WRITTEN TASK
Working from the data below, reproduce exactly the lines starting at the one that holds "Give me the matplotlib source for this chart." and ending at the one that holds "fig = plt.figure(figsize=(W". Pictures are excluded.

-- start MATERIAL TO PROCESS --

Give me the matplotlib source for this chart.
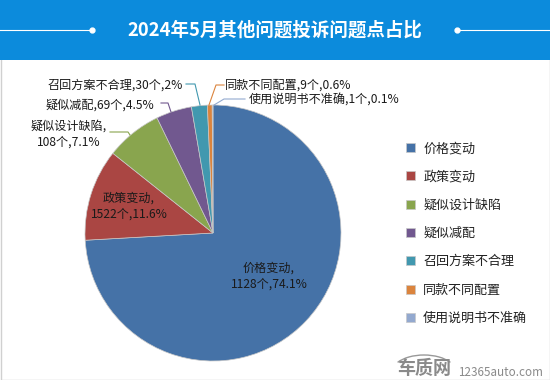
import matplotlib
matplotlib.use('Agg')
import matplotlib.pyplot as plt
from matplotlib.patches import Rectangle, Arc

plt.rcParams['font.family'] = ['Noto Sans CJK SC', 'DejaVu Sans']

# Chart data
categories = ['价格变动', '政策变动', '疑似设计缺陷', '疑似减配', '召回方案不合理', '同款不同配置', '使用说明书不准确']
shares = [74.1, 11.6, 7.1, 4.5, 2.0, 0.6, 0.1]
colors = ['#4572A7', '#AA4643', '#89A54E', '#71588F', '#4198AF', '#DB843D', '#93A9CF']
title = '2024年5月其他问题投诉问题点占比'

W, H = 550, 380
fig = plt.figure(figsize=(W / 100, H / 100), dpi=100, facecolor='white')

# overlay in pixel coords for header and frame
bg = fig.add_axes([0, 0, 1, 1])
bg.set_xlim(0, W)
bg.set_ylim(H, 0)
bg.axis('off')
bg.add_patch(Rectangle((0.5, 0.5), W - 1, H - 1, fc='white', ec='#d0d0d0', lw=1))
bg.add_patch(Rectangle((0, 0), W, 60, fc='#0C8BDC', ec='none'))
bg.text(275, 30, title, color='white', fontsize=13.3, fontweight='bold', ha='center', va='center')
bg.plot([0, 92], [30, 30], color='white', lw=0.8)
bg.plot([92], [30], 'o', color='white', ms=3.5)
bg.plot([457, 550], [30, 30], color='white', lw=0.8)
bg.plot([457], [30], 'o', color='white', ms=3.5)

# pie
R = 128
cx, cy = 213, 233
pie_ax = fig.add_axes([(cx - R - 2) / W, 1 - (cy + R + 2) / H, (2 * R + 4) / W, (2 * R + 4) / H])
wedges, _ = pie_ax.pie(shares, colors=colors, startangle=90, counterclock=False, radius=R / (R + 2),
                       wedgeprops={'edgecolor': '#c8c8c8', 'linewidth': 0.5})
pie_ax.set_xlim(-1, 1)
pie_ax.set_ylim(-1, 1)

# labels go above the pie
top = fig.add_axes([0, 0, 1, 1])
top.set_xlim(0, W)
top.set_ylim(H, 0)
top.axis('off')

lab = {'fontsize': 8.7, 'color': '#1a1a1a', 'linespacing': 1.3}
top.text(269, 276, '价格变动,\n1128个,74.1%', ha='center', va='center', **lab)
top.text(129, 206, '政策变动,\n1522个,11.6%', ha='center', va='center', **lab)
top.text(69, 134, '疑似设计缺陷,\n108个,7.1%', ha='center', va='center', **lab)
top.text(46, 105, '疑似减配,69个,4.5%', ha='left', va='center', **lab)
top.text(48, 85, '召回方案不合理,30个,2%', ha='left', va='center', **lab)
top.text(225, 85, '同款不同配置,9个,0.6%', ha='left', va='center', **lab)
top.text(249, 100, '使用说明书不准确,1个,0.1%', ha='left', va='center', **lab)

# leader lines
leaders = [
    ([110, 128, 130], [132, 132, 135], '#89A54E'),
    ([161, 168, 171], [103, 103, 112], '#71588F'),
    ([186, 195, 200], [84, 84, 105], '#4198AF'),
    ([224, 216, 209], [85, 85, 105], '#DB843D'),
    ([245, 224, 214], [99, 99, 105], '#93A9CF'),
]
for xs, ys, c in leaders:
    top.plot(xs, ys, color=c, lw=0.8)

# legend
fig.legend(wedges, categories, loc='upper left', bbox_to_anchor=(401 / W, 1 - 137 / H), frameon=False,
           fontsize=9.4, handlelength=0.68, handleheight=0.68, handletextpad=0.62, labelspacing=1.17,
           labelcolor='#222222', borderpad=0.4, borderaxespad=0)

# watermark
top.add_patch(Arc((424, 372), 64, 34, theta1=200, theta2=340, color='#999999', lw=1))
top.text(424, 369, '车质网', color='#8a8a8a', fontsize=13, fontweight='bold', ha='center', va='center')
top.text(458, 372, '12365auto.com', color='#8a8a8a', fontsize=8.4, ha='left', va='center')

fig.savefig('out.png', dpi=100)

-- end MATERIAL TO PROCESS --
-- start MATERIAL TO PROCESS --

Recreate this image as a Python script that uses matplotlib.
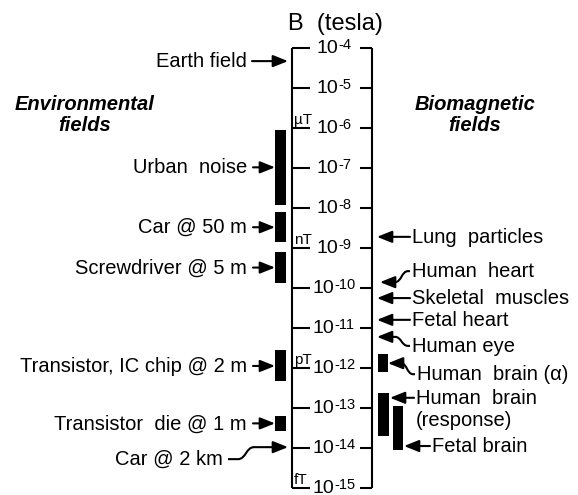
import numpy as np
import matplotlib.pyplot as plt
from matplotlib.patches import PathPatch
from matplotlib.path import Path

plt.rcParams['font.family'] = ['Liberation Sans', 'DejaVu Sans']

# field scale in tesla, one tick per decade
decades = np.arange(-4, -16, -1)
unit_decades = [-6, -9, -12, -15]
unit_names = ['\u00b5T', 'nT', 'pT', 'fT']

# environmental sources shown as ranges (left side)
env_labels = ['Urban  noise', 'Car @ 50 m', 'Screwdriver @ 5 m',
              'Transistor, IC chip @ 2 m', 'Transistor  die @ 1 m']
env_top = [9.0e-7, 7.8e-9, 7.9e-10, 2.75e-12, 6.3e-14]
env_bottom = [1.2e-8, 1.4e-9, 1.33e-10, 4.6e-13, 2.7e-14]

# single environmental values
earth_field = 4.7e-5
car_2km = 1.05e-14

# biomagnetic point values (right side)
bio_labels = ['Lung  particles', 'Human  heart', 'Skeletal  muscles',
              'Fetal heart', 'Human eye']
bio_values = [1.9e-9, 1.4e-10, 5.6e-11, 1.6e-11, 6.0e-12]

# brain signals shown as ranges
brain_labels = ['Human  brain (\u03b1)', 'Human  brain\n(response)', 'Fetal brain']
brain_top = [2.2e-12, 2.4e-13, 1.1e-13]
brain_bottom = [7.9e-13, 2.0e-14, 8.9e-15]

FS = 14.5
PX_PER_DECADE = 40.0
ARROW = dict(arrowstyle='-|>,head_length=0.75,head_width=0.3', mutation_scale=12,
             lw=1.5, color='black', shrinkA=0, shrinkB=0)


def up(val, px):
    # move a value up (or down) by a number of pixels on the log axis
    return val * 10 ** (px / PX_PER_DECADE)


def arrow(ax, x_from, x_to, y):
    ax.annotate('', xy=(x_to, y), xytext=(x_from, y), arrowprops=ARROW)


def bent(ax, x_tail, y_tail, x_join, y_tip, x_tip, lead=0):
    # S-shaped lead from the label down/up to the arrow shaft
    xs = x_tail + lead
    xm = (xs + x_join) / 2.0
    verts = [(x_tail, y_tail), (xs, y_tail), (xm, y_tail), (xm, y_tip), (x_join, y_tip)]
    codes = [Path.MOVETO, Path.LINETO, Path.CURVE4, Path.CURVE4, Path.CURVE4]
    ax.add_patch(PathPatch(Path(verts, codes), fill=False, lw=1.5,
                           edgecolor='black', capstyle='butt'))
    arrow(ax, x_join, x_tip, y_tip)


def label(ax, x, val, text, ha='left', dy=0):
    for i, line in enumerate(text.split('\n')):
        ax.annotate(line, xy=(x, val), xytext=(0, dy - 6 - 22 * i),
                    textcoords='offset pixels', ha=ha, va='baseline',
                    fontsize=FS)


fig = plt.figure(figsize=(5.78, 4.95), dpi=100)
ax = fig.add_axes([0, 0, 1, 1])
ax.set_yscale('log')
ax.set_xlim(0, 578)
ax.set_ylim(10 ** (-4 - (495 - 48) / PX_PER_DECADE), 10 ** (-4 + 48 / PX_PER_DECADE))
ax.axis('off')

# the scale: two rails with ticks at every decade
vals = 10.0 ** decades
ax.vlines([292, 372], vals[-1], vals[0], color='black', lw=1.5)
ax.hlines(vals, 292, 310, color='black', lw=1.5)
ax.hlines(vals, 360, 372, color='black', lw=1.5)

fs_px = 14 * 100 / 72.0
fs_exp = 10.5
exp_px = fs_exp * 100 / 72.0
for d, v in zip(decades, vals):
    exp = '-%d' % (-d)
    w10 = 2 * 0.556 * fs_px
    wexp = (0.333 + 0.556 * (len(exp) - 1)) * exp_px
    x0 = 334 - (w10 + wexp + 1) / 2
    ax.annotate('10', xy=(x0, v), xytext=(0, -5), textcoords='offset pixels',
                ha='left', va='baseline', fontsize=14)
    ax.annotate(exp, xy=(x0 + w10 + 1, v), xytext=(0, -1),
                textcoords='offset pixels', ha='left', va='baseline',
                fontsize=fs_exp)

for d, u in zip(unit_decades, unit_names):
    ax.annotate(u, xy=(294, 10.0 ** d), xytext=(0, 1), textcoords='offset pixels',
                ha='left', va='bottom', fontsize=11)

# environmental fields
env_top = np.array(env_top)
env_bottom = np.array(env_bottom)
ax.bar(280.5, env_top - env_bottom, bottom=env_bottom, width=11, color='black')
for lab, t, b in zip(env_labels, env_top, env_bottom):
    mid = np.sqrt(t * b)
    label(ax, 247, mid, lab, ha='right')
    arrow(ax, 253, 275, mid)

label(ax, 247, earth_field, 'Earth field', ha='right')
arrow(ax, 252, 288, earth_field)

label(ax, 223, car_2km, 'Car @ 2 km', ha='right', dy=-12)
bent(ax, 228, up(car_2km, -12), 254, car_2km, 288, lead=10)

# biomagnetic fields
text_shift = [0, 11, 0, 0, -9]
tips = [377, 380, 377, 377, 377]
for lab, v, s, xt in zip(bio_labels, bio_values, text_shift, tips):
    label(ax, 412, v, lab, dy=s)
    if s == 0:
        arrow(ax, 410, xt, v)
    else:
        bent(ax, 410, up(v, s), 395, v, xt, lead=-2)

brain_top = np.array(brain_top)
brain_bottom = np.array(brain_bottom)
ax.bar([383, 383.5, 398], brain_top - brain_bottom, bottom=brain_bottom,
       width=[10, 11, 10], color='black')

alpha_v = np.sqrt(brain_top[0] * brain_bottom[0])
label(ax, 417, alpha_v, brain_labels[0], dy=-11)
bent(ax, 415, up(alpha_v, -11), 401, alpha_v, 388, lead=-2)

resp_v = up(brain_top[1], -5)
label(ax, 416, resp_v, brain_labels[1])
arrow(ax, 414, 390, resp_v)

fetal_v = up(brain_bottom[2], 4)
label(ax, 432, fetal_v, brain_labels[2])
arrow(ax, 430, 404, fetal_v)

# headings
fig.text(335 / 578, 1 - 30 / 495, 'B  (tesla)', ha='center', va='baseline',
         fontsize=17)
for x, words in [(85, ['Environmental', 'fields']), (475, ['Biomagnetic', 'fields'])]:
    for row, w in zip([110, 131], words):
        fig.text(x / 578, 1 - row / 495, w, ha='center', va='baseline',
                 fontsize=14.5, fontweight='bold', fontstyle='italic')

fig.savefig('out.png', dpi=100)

-- end MATERIAL TO PROCESS --

WRITTEN SOLUTION
Give me the matplotlib source for this chart.
import matplotlib
matplotlib.use('Agg')
import matplotlib.pyplot as plt
from matplotlib.patches import Rectangle, Arc

plt.rcParams['font.family'] = ['Noto Sans CJK SC', 'DejaVu Sans']

# Chart data
categories = ['价格变动', '政策变动', '疑似设计缺陷', '疑似减配', '召回方案不合理', '同款不同配置', '使用说明书不准确']
shares = [74.1, 11.6, 7.1, 4.5, 2.0, 0.6, 0.1]
colors = ['#4572A7', '#AA4643', '#89A54E', '#71588F', '#4198AF', '#DB843D', '#93A9CF']
title = '2024年5月其他问题投诉问题点占比'

W, H = 550, 380
fig = plt.figure(figsize=(W / 100, H / 100), dpi=100, facecolor='white')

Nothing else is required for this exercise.